Trench fever disappeared after the First World War. It came back during the Second. It persists today, along with body lice, as a condition of the homeless. From the entomological point of view nothing much has changed since I was a casualty officer at St Thomas’s Hospital in London more than half a century ago. When we undressed a down-and-out with dermatitis, a vast number of lice left his cooling clothes in a shimmering wave seeking new warm hosts. Sister Casualty rubbed her hands, rolled up her sleeves, and said: ‘This reminds me of Dunkirk!’

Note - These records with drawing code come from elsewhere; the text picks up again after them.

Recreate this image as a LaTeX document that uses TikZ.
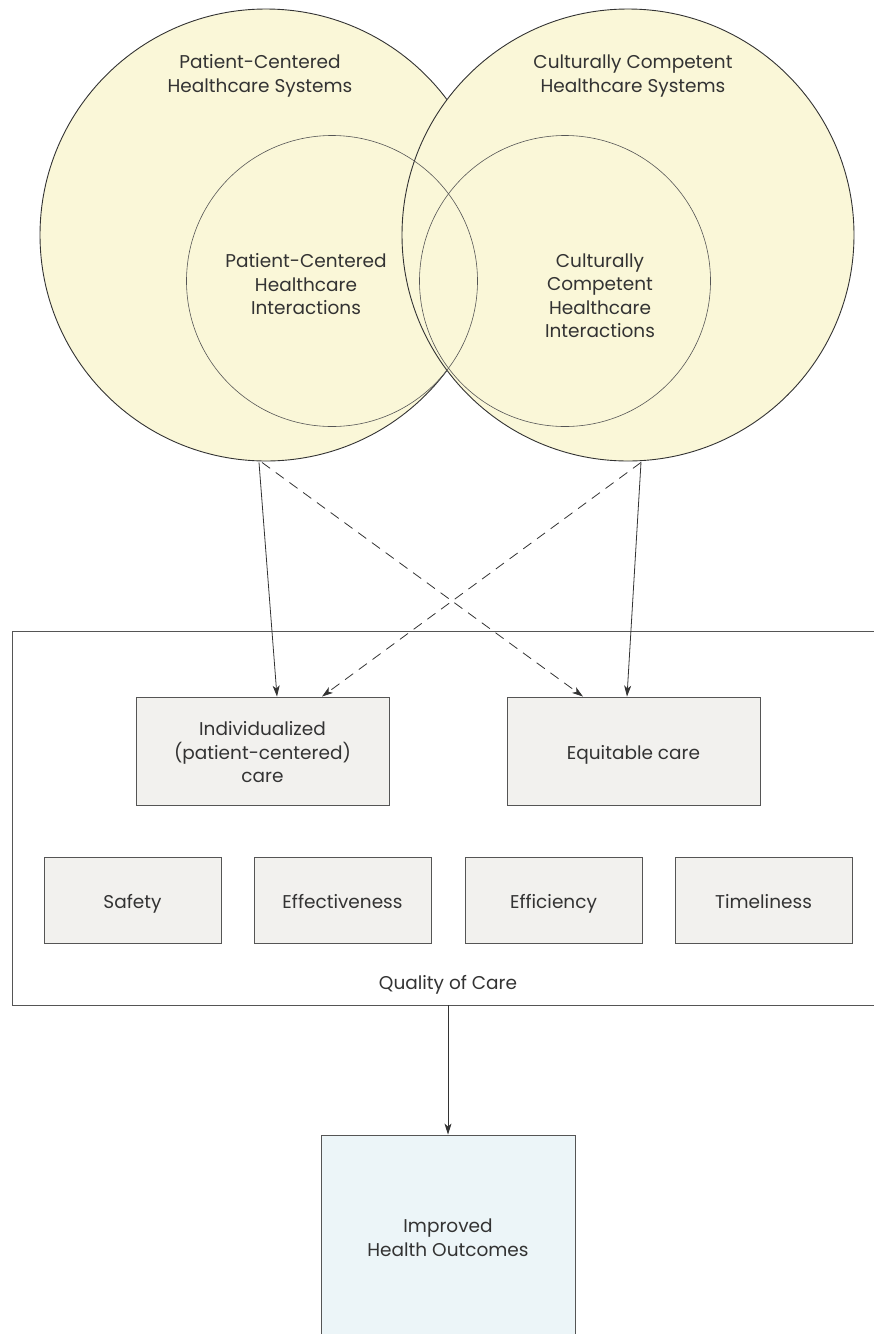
\documentclass[tikz,border=0pt]{standalone}
\usepackage{fontspec}
\setmainfont{Poppins}
\usetikzlibrary{arrows.meta}
\definecolor{circfill}{HTML}{FAF7D8}
\definecolor{boxfill}{HTML}{F2F1EE}
\definecolor{outfill}{HTML}{ECF5F8}
\definecolor{ink}{HTML}{333333}
\definecolor{edge}{HTML}{555555}
\newcommand{\topstrut}{\rule{0pt}{23.4pt}}
\newcommand{\botstrut}{\rule[-6.65pt]{0pt}{6.65pt}}
\tikzset{
  txtfont/.style={font=\fontsize{18.5}{23.5}\selectfont, execute at begin node={\topstrut}, execute at end node={\botstrut}},
  bigcirc/.style={circle, draw=ink, line width=0.9pt, fill=circfill, minimum size=452pt, inner sep=0pt},
  smallcirc/.style={circle, draw=edge, line width=0.6pt, minimum size=291pt, inner sep=0pt},
  lbl/.style={align=center, text=ink, txtfont, inner sep=0pt},
  qbox/.style={draw=edge, line width=0.9pt, fill=boxfill, text=ink, align=center, txtfont, inner sep=0pt},
  arr/.style={draw=ink, line width=0.8pt, -{Stealth[length=11pt,width=7pt,inset=3pt]}},
  darr/.style={arr, dash pattern=on 10pt off 7pt},
}
\begin{document}
\begin{tikzpicture}[x=1pt,y=-1pt]
\useasboundingbox (0,0) rectangle (874,1334);
\clip (0,0) rectangle (874,1334);
% circles
\node[bigcirc] (L) at (266,235) {};
\node[bigcirc] (R) at (628,235) {};
\node[smallcirc] (Li) at (332,281) {};
\node[smallcirc] (Ri) at (565,281) {};
\node[lbl] (Lt) at (260,72) {\topstrut Patient-Centered\\Healthcare Systems\botstrut};
\node[lbl] (Rt) at (633,72) {\topstrut Culturally Competent\\Healthcare Systems\botstrut};
\node[lbl] (Lit) at (306,283) {\topstrut Patient-Centered\\Healthcare\\Interactions\botstrut};
\node[lbl] (Rit) at (600,294) {\topstrut Culturally\\Competent\\Healthcare\\Interactions\botstrut};
% quality of care frame
\node[draw=edge, line width=0.9pt, minimum width=868pt, minimum height=374pt, inner sep=0pt] (Q) at (446,818) {};
\node[lbl] (Qt) at (448,981) {Quality of Care};
% boxes
\node[qbox, minimum width=253pt, minimum height=108pt] (I) at (262.5,751) {\topstrut Individualized\\(patient-centered)\\care\botstrut};
\node[qbox, minimum width=253pt, minimum height=108pt] (E) at (633.5,751) {Equitable care};
\node[qbox, minimum width=177pt, minimum height=86pt] (S) at (132.5,900) {Safety};
\node[qbox, minimum width=177pt, minimum height=86pt] (Ef) at (342.5,900) {Effectiveness};
\node[qbox, minimum width=177pt, minimum height=86pt] (Ec) at (553.5,900) {Efficiency};
\node[qbox, minimum width=177pt, minimum height=86pt] (T) at (763.5,900) {Timeliness};
% outcome
\node[draw=edge, line width=0.9pt, fill=outfill, text=ink, align=center, txtfont, inner sep=0pt, minimum width=254pt, minimum height=202pt] (H) at (448,1236) {\topstrut Improved\\Health Outcomes\botstrut};
% arrows
\draw[arr] ([shift={(-7,1)}]L.south) -- ([xshift=14.5pt]I.north);
\draw[darr] ([shift={(-4,1)}]L.south) -- ([xshift=-50.5pt]E.north);
\draw[darr] ([shift={(13,1)}]R.south) -- ([xshift=59.5pt]I.north);
\draw[arr] ([shift={(13,1)}]R.south) -- ([xshift=-6.5pt]E.north);
\draw[arr] (Q.south -| H.north) -- (H.north);
\end{tikzpicture}
\end{document}
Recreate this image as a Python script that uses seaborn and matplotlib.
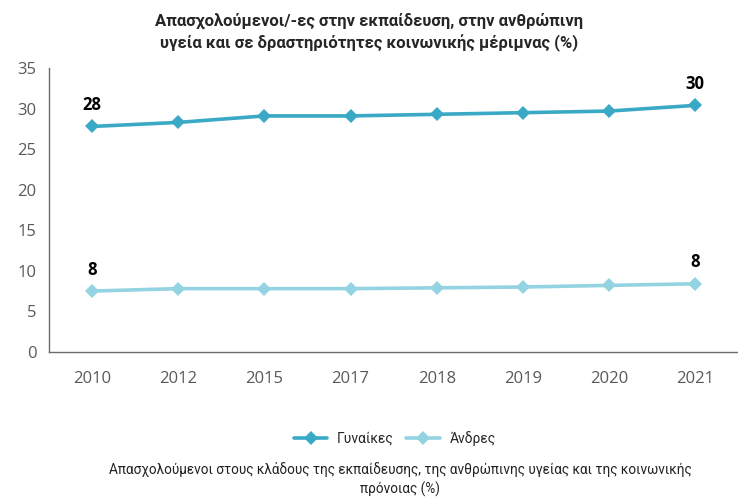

When I was a house officer on Charity Ward, four nurses gave me a copy of Winnie Ille Pu for my birthday. They'd written on the flyleaf: 'Hic liber est donum nostro amico, homini domus in Caritate, discipulo Hippocratis, magni cerebri, die suo natale.'

Nursing has changed enormously since then. Not only through the invention of the intensive care unit, such technical developments as routine hip replacement surgery, and the transfer of children with leukaemia and adults with Hodgkin’s disease from terminal palliation to cure, but with the onward march of such clinically important rational recording, done by nurses, as the Bristol stool scale.

Last month, the Royal College of Nursing published Safe and Effective Staffing: Nursing against the Odds, which reported ‘clear evidence of a shortage of registered nurses in the UK’:

For the first time in years there are now more nurses and midwives leaving the NMC [Nursing and Midwifery Council] register than joining. The impact of the EU referendum appears to be driving EEA nationals away. UK-trained nurses and midwives are also leaving the register, before retirement.

One in three nurses are due to retire within the next ten years … The implications for patient safety and patients’ experiences are extremely worrying …

Nursing staff describe harrowing experiences at work. They say that safe and effective staffing is the exception, not the rule. They describe a lack of staffing actively preventing them from doing work they love, to the standard patients, families and carers deserve. They report that they are regularly working additional unplanned time, usually unpaid. It is clear that our health and care workforce are personally and professionally plugging the gap between missing staff and the demand for care, because of factors beyond their control.